Strip till for field crop production
Besides reducing greenhouse gases, other advantages of increasing or maintaining a high level of soil organic matter include reduced soil erosion, increased resistance to compaction, increased biological activity and enhanced soil fertility. Since tillage results in soil carbon loss, identifying tillage methods that reduce the amount of carbon released into the atmosphere is important.

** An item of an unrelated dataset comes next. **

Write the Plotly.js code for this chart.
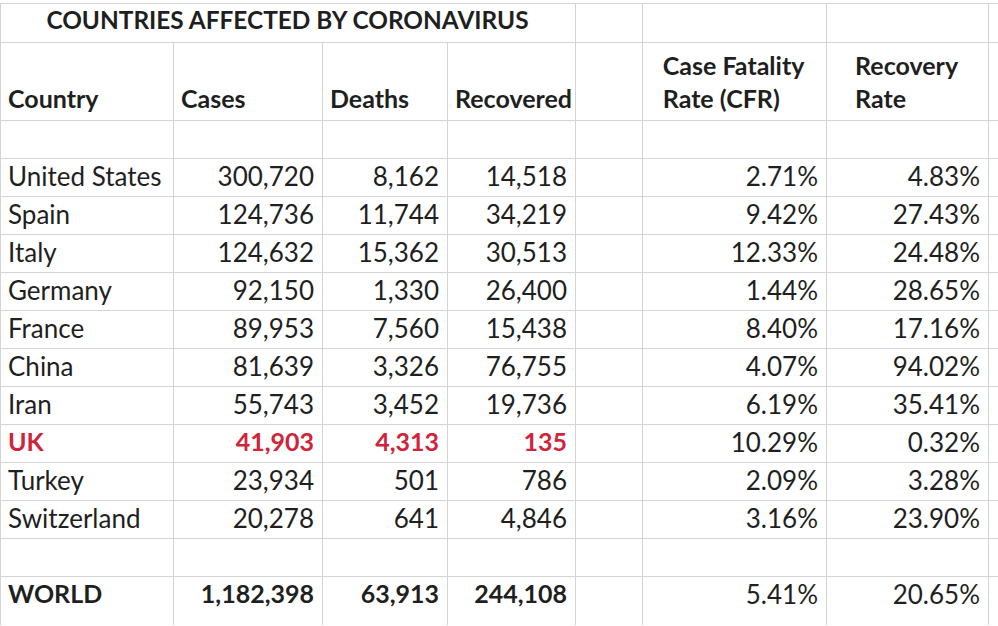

A comparison study of soil CO2 emissions following fall moldboard plowing, disk ripping and strip tilling conducted in 2005 in Minnesota (Faaborg et al., 2005) determined that strip tillage maintained more soil carbon than moldboard plowing and disk ripping. Disk ripping and strip tillage released 53.2 and 82.6 percent less CO2, respectively, than moldboard plowing (Figure 1). Moldboard plowing disturbed and exposed the greatest amount of soil, allowing carbon previously stored as organic matter or present as CO2 in the soil atmosphere to escape into the atmosphere.
Enhance Crop Residue Management
Residue from previous crops limits evaporation from the soil surface and maintains relatively high humidity levels in undisturbed soils at 90 to 100 percent, which are ideal for seed germination. Even with excellent seed-to-soil contact, approximately 85 percent of the water entering a germinating wheat seed is in the form of water vapor. In dry conditions, reduced-tillage planting systems preserve moisture in the seedbed, enhancing uniform germination and plant establishment.

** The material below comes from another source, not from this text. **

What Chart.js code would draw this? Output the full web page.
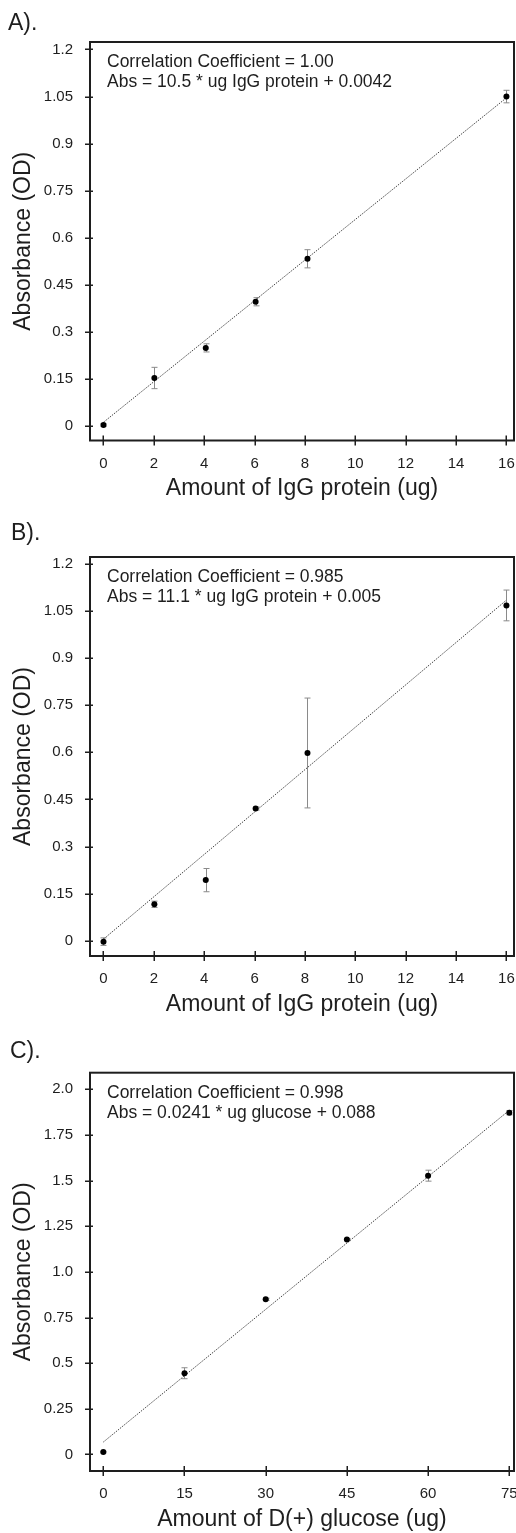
<!DOCTYPE html>
<html>
<head>
<meta charset="utf-8">
<script src="https://cdn.jsdelivr.net/npm/chart.js@4.4.1/dist/chart.umd.min.js"></script>
<style>
  body { margin: 0; background: #fff; }
  #wrap { position: relative; width: 516px; height: 1533px; }
  canvas { position: absolute; left: 0; }
</style>
</head>
<body>
<div id="wrap">
  <canvas id="chartA" width="516" height="512" style="top:0"></canvas>
  <canvas id="chartB" width="516" height="518" style="top:512px"></canvas>
  <canvas id="chartC" width="516" height="503" style="top:1030px"></canvas>
</div>
<script>
const FONT = '"Liberation Sans", Arial, sans-serif';
const INK = '#1e1e1e';

// shared axes for the two IgG panels
const xTicksIgG = [0, 2, 4, 6, 8, 10, 12, 14, 16];
const xLabelsIgG = ['0', '2', '4', '6', '8', '10', '12', '14', '16'];
const yTicksIgG = [0, 0.15, 0.3, 0.45, 0.6, 0.75, 0.9, 1.05, 1.2];
const yLabelsIgG = ['0', '0.15', '0.3', '0.45', '0.6', '0.75', '0.9', '1.05', '1.2'];

// panel A
const amountA = [0, 2.02, 4.06, 6.04, 8.1, 16];
const absA = [0.003, 0.153, 0.249, 0.396, 0.533, 1.05];
const errA = [0.004, 0.034, 0.013, 0.013, 0.029, 0.02];
const fitXA = [0, 16];
const fitYA = [0.012, 1.046];
const noteA = ['Correlation Coefficient = 1.00', 'Abs = 10.5 * ug IgG protein + 0.0042'];

// panel B
const amountB = [0, 2.02, 4.06, 6.04, 8.1, 16];
const absB = [-0.003, 0.116, 0.193, 0.421, 0.598, 1.068];
const errB = [0.012, 0.01, 0.037, 0.005, 0.175, 0.049];
const fitXB = [0, 16];
const fitYB = [0.005, 1.085];
const noteB = ['Correlation Coefficient = 0.985', 'Abs = 11.1 * ug IgG protein + 0.005'];

// panel C
const xTicksGlc = [0, 15, 30, 45, 60, 75];
const xLabelsGlc = ['0', '15', '30', '45', '60', '75'];
const yTicksGlc = [0, 0.25, 0.5, 0.75, 1.0, 1.25, 1.5, 1.75, 2.0];
const yLabelsGlc = ['0', '0.25', '0.5', '0.75', '1.0', '1.25', '1.5', '1.75', '2.0'];
const amountC = [0, 15, 30, 45, 60, 75];
const absC = [0.013, 0.445, 0.85, 1.177, 1.527, 1.872];
const errC = [0.004, 0.03, 0.006, 0.006, 0.03, 0.012];
const fitXC = [0, 75];
const fitYC = [0.068, 1.885];
const noteC = ['Correlation Coefficient = 0.998', 'Abs = 0.0241 * ug glucose + 0.088'];

function framePlugin(cfg) {
  return {
    id: 'frame',
    beforeDatasetsDraw(chart) {
      const { ctx, scales: { x, y } } = chart;
      ctx.save();
      ctx.strokeStyle = '#8a8a8a';
      ctx.lineWidth = 1;
      cfg.x.forEach((xv, i) => {
        const px = Math.round(x.getPixelForValue(xv)) + 0.5;
        const t = y.getPixelForValue(cfg.y[i] + cfg.err[i]);
        const b = y.getPixelForValue(cfg.y[i] - cfg.err[i]);
        ctx.beginPath();
        ctx.moveTo(px, t); ctx.lineTo(px, b);
        ctx.moveTo(px - 3, t); ctx.lineTo(px + 3, t);
        ctx.moveTo(px - 3, b); ctx.lineTo(px + 3, b);
        ctx.stroke();
      });
      ctx.restore();
    },
    afterDraw(chart) {
      const { ctx, chartArea: a, scales: { x, y } } = chart;
      ctx.save();
      // plot frame
      ctx.strokeStyle = INK;
      ctx.lineWidth = 2;
      ctx.strokeRect(a.left, a.top, a.right - a.left, a.bottom - a.top);
      // tick marks crossing the axes
      ctx.lineWidth = 1.5;
      ctx.beginPath();
      cfg.yTicks.forEach(v => {
        const py = Math.round(y.getPixelForValue(v)) + 0.25;
        ctx.moveTo(a.left - 5, py); ctx.lineTo(a.left + 3, py);
      });
      cfg.xTicks.forEach(v => {
        const px = Math.round(x.getPixelForValue(v)) + 0.25;
        ctx.moveTo(px, a.bottom - 5); ctx.lineTo(px, a.bottom + 5);
      });
      ctx.stroke();
      // equation text
      ctx.fillStyle = INK;
      ctx.font = '17.5px ' + FONT;
      ctx.textBaseline = 'alphabetic';
      ctx.fillText(cfg.note[0], a.left + 17, a.top + 25);
      ctx.fillText(cfg.note[1], a.left + 17, a.top + 45);
      // panel letter
      ctx.font = '23px ' + FONT;
      ctx.fillText(cfg.letter, cfg.letterX, cfg.letterY);
      ctx.restore();
    }
  };
}

function makeChart(id, cfg) {
  const canvas = document.getElementById(id);
  const H = canvas.height;
  const tickFont = { family: FONT, size: 15 };
  return new Chart(canvas, {
    type: 'scatter',
    data: {
      datasets: [
        {
          data: cfg.fitX.map((v, i) => ({ x: v, y: cfg.fitY[i] })),
          showLine: true,
          borderColor: '#444',
          borderWidth: 1,
          borderDash: [1.5, 1.2],
          pointRadius: 0,
          order: 2
        },
        {
          data: cfg.x.map((v, i) => ({ x: v, y: cfg.y[i] })),
          backgroundColor: '#000',
          borderColor: '#000',
          borderWidth: 0,
          pointRadius: 3,
          order: 1
        }
      ]
    },
    options: {
      responsive: false,
      animation: false,
      devicePixelRatio: 1,
      layout: { autoPadding: false, padding: { top: cfg.top, right: 2, left: 0, bottom: 0 } },
      plugins: { legend: { display: false }, tooltip: { enabled: false } },
      scales: {
        x: {
          type: 'linear',
          min: cfg.xMin, max: cfg.xMax,
          afterBuildTicks: s => { s.ticks = cfg.xTicks.map(v => ({ value: v })); },
          afterFit: s => {
            s.height = H - cfg.bottom;
            s.paddingLeft = 0;
            s.paddingRight = 0;
          },
          grid: { display: false, tickLength: 5 },
          border: { display: false },
          ticks: { padding: 9, font: tickFont, color: INK, maxRotation: 0, autoSkip: false,
                   callback: (v, i) => cfg.xLabels[i] },
          title: { display: true, text: cfg.xTitle, color: INK,
                   font: { family: FONT, size: 23 }, padding: { top: 0, bottom: cfg.titlePad } }
        },
        y: {
          type: 'linear',
          min: cfg.yMin, max: cfg.yMax,
          afterBuildTicks: s => { s.ticks = cfg.yTicks.map(v => ({ value: v })); },
          afterFit: s => {
            s.width = 90;
            s.paddingTop = 0;
            s.paddingBottom = 0;
          },
          grid: { display: false, tickLength: 5 },
          border: { display: false },
          ticks: { padding: 12, font: tickFont, color: INK, autoSkip: false,
                   callback: (v, i) => cfg.yLabels[i] },
          title: { display: true, text: 'Absorbance (OD)', color: INK,
                   font: { family: FONT, size: 23 }, padding: { top: 10, bottom: 0 } }
        }
      }
    },
    plugins: [framePlugin(cfg)]
  });
}

makeChart('chartA', {
  x: amountA, y: absA, err: errA, fitX: fitXA, fitY: fitYA, note: noteA,
  letter: 'A).', letterX: 8, letterY: 30,
  xTicks: xTicksIgG, xLabels: xLabelsIgG, yTicks: yTicksIgG, yLabels: yLabelsIgG,
  xMin: -0.536, xMax: 16.3, yMin: -0.0462, yMax: 1.2239,
  top: 42, bottom: 440.5, titlePad: 10, xTitle: 'Amount of IgG protein (ug)'
});

makeChart('chartB', {
  x: amountB, y: absB, err: errB, fitX: fitXB, fitY: fitYB, note: noteB,
  letter: 'B).', letterX: 11, letterY: 28,
  xTicks: xTicksIgG, xLabels: xLabelsIgG, yTicks: yTicksIgG, yLabels: yLabelsIgG,
  xMin: -0.536, xMax: 16.3, yMin: -0.0487, yMax: 1.2223,
  top: 45, bottom: 444, titlePad: 12, xTitle: 'Amount of IgG protein (ug)'
});

makeChart('chartC', {
  x: amountC, y: absC, err: errC, fitX: fitXC, fitY: fitYC, note: noteC,
  letter: 'C).', letterX: 10, letterY: 28.3,
  xTicks: xTicksGlc, xLabels: xLabelsGlc, yTicks: yTicksGlc, yLabels: yLabelsGlc,
  xMin: -2.457, xMax: 75.87, yMin: -0.0904, yMax: 2.0909,
  top: 42.7, bottom: 441, titlePad: 0, xTitle: 'Amount of D(+) glucose (ug)'
});
</script>
</body>
</html>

Crop residue is also a food source for beneficial fungi, bacteria and insects. Managed properly, the beneficial aspects of maintaining high levels of crop residue with conservation tillage systems outweigh the negative aspects.
Strip till leaves most of the previous year’s crop residue on the soil surface, protecting new crop plants from wind damage during establishment and continuing to protect the soil if the crop fails to establish due to drought or flood. Crop residue readily decays and is incorporated into soil by earthworms and other invertebrates when the growing crop canopy covers the space between the rows.
Equipment components and functions
Several strip-tillage equipment manufacturers offer a variety of designs and features. Most equipment manufacturers market machines with similar features, including coulter blades, row cleaners, tillage shanks, berm-building disks and packing wheels or conditioning baskets. Some strip-till equipment designs include paired coulters or a large disk without a tillage shank.